▼

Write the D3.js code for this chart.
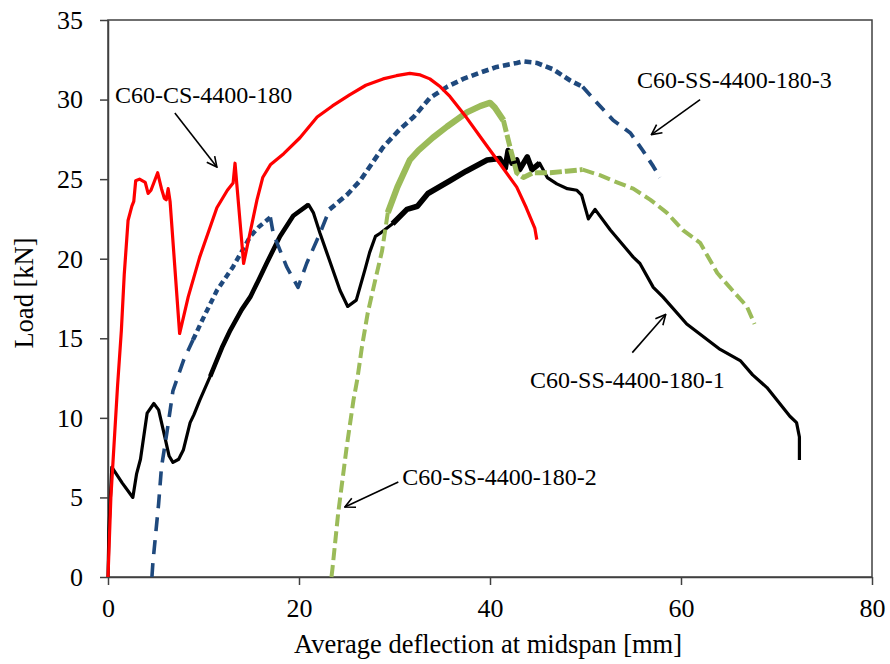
<!DOCTYPE html>
<html>
<head>
<meta charset="utf-8">
<script src="https://cdn.jsdelivr.net/npm/d3@7"></script>
<style>
  body { margin: 0; background: #fff; }
  text { font-family: "Liberation Serif", "Times New Roman", serif; fill: #000; }
</style>
</head>
<body>
<div id="chart"></div>
<script>
// deflection [mm], load [kN]
const csCurve = [[0,0],[0.3,5],[1.0,12],[1.4,15.5],[1.7,19],[2.1,22.4],[2.5,23.3],[2.7,23.6],[2.9,24.9],[3.3,25.0],[3.9,24.8],[4.2,24.1],[4.5,24.3],[5.2,25.4],[5.6,24.4],[5.9,23.8],[6.1,23.7],[6.3,24.4],[6.5,23.6],[7.5,15.3],[8.4,17.6],[9.6,20.1],[11.4,23.2],[12.5,24.3],[13.1,24.75],[13.3,26.0],[14.2,19.7],[15.6,23.7],[16.2,25.1],[17.0,25.9],[18.4,26.6],[20.1,27.6],[21.9,28.9],[23.5,29.6],[25.3,30.3],[27.0,30.9],[28.8,31.3],[30.2,31.5],[31.6,31.65],[32.7,31.55],[33.7,31.3],[34.8,30.8],[35.8,30.2],[37.5,28.9],[39.3,27.4],[41.0,26.0],[42.8,24.5],[43.8,23.2],[44.7,21.9],[44.9,21.2]];

const ss1Curve = [[0,0],[0.1,3],[0.4,6.9],[1.5,5.9],[2.6,5.0],[3.0,6.5],[3.4,7.4],[4.1,10.3],[4.8,10.9],[5.3,10.5],[5.8,9.2],[6.4,7.6],[6.8,7.2],[7.4,7.4],[7.9,8.0],[8.6,9.7],[9.0,10.2],[9.6,11.1],[10.7,12.6],[12.0,14.5],[12.8,15.5],[14.0,16.8],[14.9,17.6],[15.8,18.7],[16.6,19.7],[18.0,21.4],[19.4,22.7],[21.0,23.4],[21.5,22.9],[22.2,21.6],[22.9,20.4],[24.3,18.0],[25.1,17.0],[26.0,17.4],[26.9,19.3],[27.4,20.4],[28.0,21.4],[28.5,21.6],[29.8,22.2],[31.3,23.1],[32.4,23.3],[33.5,24.1],[35.8,24.9],[37.5,25.5],[39.7,26.2],[41.0,26.3],[41.6,25.7],[41.9,26.8],[42.3,26.0],[42.8,26.2],[43.1,25.6],[43.9,26.4],[44.4,25.6],[45.2,26.0],[46.0,25.1],[47.0,24.7],[48.1,24.4],[49.1,24.3],[49.6,24.0],[50.3,22.5],[51.0,23.1],[52.6,21.8],[55.0,20.1],[55.7,19.7],[57.1,18.2],[58.1,17.6],[60.6,15.9],[64.1,14.3],[66.2,13.6],[67.5,12.7],[69.0,11.9],[71.4,10.1],[72.1,9.7],[72.4,8.8],[72.4,7.35]];

const ss2Curve = [[23.4,0],[23.5,0.5],[24.1,4.0],[25.0,8.2],[25.7,11.1],[26.1,12.4],[26.6,14.5],[27.2,16.6],[28.0,18.7],[28.7,20.5],[29.3,22.9],[30.3,24.5],[31.6,26.2],[32.5,26.8],[34.0,27.6],[35.5,28.3],[37.6,29.2],[39.0,29.6],[40.0,29.8],[40.5,29.5],[41.4,28.7],[42.1,27.0],[42.8,25.4],[43.5,25.1],[44.5,25.4],[46.3,25.4],[48.0,25.5],[49.7,25.6],[51.5,25.25],[53.3,24.8],[55.0,24.4],[56.8,23.7],[58.5,22.9],[60.2,21.8],[62.0,21.0],[63.8,19.1],[65.4,18.0],[66.9,17.0],[67.7,15.9]];

const ss3Curve = [[4.6,0],[4.7,0.9],[5.3,4.6],[5.6,6.9],[6.2,9.2],[6.8,11.7],[7.9,13.6],[8.9,14.9],[10.0,16.3],[11.4,18.0],[13.1,19.5],[14.9,21.4],[15.8,22.0],[16.6,22.4],[17.0,22.6],[17.3,21.6],[18.7,19.5],[19.9,18.2],[20.8,19.7],[22.2,21.6],[23.2,23.1],[25.0,24.0],[26.4,24.9],[28.8,27.0],[30.5,28.1],[32.0,28.9],[33.7,30.1],[35.5,30.8],[37.2,31.3],[39.0,31.7],[40.7,32.05],[42.8,32.3],[43.5,32.4],[44.9,32.3],[46.6,31.9],[48.4,31.2],[49.7,30.8],[51.2,29.8],[52.9,28.7],[54.7,27.9],[56.0,26.8],[57.1,25.8],[57.8,25.1]];

const xTicks = [0, 20, 40, 60, 80];
const yTicks = [0, 5, 10, 15, 20, 25, 30, 35];

// label text, text anchor [x,y] and arrow from/to, in data units
const labelNames = ["C60-CS-4400-180", "C60-SS-4400-180-3", "C60-SS-4400-180-1", "C60-SS-4400-180-2"];
const labelAt = [[0.73, 29.8], [55.4, 30.75], [44.2, 11.9], [30.8, 5.8]];
const arrowFrom = [[7.0, 29.15], [62.0, 30.0], [54.9, 14.1], [30.4, 5.97]];
const arrowTo = [[11.4, 25.76], [56.9, 27.8], [58.4, 16.5], [24.8, 4.4]];

const w = 890, h = 664,
    margin = ({ top: 20, right: 18, bottom: 87, left: 108 });

const svg = d3.select("#chart")
  .append("svg")
  .attr("width", w)
  .attr("height", h);

let x = d3.scaleLinear()
  .domain([0, 80])
  .range([margin.left, w - margin.right]);

let y = d3.scaleLinear()
  .domain([0, 35])
  .range([h - margin.bottom, margin.top]);

const axisColor = "#404040";

// frame (top and right sides)
svg.append("rect")
  .attr("x", x(0))
  .attr("y", y(35))
  .attr("width", x(80) - x(0))
  .attr("height", y(0) - y(35))
  .attr("fill", "none")
  .attr("stroke", axisColor)
  .attr("stroke-width", 1.5);

const xAxis = svg.append("g")
  .attr("transform", `translate(0,${y(0)})`)
  .call(d3.axisBottom(x).tickValues(xTicks).tickSize(8).tickSizeOuter(0).tickPadding(14));

const yAxis = svg.append("g")
  .attr("transform", `translate(${x(0)},0)`)
  .call(d3.axisLeft(y).tickValues(yTicks).tickSize(8).tickSizeOuter(0).tickPadding(17));

for (let g of [xAxis, yAxis]) {
  g.select(".domain").attr("stroke", axisColor).attr("stroke-width", 1.5);
  g.selectAll(".tick line").attr("stroke", axisColor).attr("stroke-width", 1.5);
  g.selectAll(".tick text")
    .attr("fill", "#000")
    .style("font-size", "26px")
    .style("font-family", "'Liberation Serif', 'Times New Roman', serif");
}

let line = d3.line()
  .x(d => x(d[0]))
  .y(d => y(d[1]));

// draws the part of a curve between x0 and x1 (the noisy stretches look heavier)
function drawPart(data, x0, x1, color, width, dash) {
  let part = data.filter(d => d[0] >= x0 && d[0] <= x1);
  let p = svg.append("path")
    .datum(part)
    .attr("d", line)
    .attr("fill", "none")
    .attr("stroke", color)
    .attr("stroke-width", width)
    .attr("stroke-linejoin", "round");
  if (dash) p.attr("stroke-dasharray", dash);
}

// C60-SS-4400-180-1
drawPart(ss1Curve, 0, 80, "#000", 3.2);
drawPart(ss1Curve, 10.7, 21.0, "#000", 4.6);
drawPart(ss1Curve, 29.8, 45.5, "#000", 5.6);

// C60-SS-4400-180-2
drawPart(ss2Curve, 0, 29.3, "#9BBB59", 4, "12,5");
drawPart(ss2Curve, 29.3, 41.4, "#9BBB59", 6.2);
drawPart(ss2Curve, 41.4, 50, "#9BBB59", 5, "12,3");
drawPart(ss2Curve, 49.7, 80, "#9BBB59", 4, "12,5");

// C60-SS-4400-180-3
drawPart(ss3Curve, 0, 8.9, "#1F497D", 3.6, "14,9");
drawPart(ss3Curve, 8.9, 17.0, "#1F497D", 4.4, "6,4");
drawPart(ss3Curve, 17.0, 23.2, "#1F497D", 3.6, "14,9");
drawPart(ss3Curve, 23.2, 49.7, "#1F497D", 4.6, "7,4");
drawPart(ss3Curve, 49.7, 80, "#1F497D", 3.8, "12,8");

// C60-CS-4400-180
drawPart(csCurve, 0, 80, "#FF0000", 3.2);

// arrow head
svg.append("defs").append("marker")
  .attr("id", "arrow")
  .attr("viewBox", "0 0 12 12")
  .attr("refX", 11)
  .attr("refY", 6)
  .attr("markerWidth", 12)
  .attr("markerHeight", 12)
  .attr("markerUnits", "userSpaceOnUse")
  .attr("orient", "auto")
  .append("path")
  .attr("d", "M1,1 L11,6 L1,11")
  .attr("fill", "none")
  .attr("stroke", "#000")
  .attr("stroke-width", 1.6);

labelNames.forEach((name, i) => {
  svg.append("text")
    .attr("x", x(labelAt[i][0]))
    .attr("y", y(labelAt[i][1]))
    .style("font-size", "24px")
    .text(name);

  svg.append("line")
    .attr("x1", x(arrowFrom[i][0]))
    .attr("y1", y(arrowFrom[i][1]))
    .attr("x2", x(arrowTo[i][0]))
    .attr("y2", y(arrowTo[i][1]))
    .attr("stroke", "#000")
    .attr("stroke-width", 1.6)
    .attr("marker-end", "url(#arrow)");
});

svg.append("text")      // x axis title
  .attr("x", 488)
  .attr("y", 653)
  .style("text-anchor", "middle")
  .style("font-size", "26.5px")
  .text("Average deflection at midspan [mm]");

svg.append("text")      // y axis title
  .attr("transform", "translate(33,293) rotate(-90)")
  .style("text-anchor", "middle")
  .style("font-size", "26.5px")
  .text("Load [kN]");
</script>
</body>
</html>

▲

**Given instruction:**
Write down only how many lines in the listing contain the word "chart".

**Written reply:**
3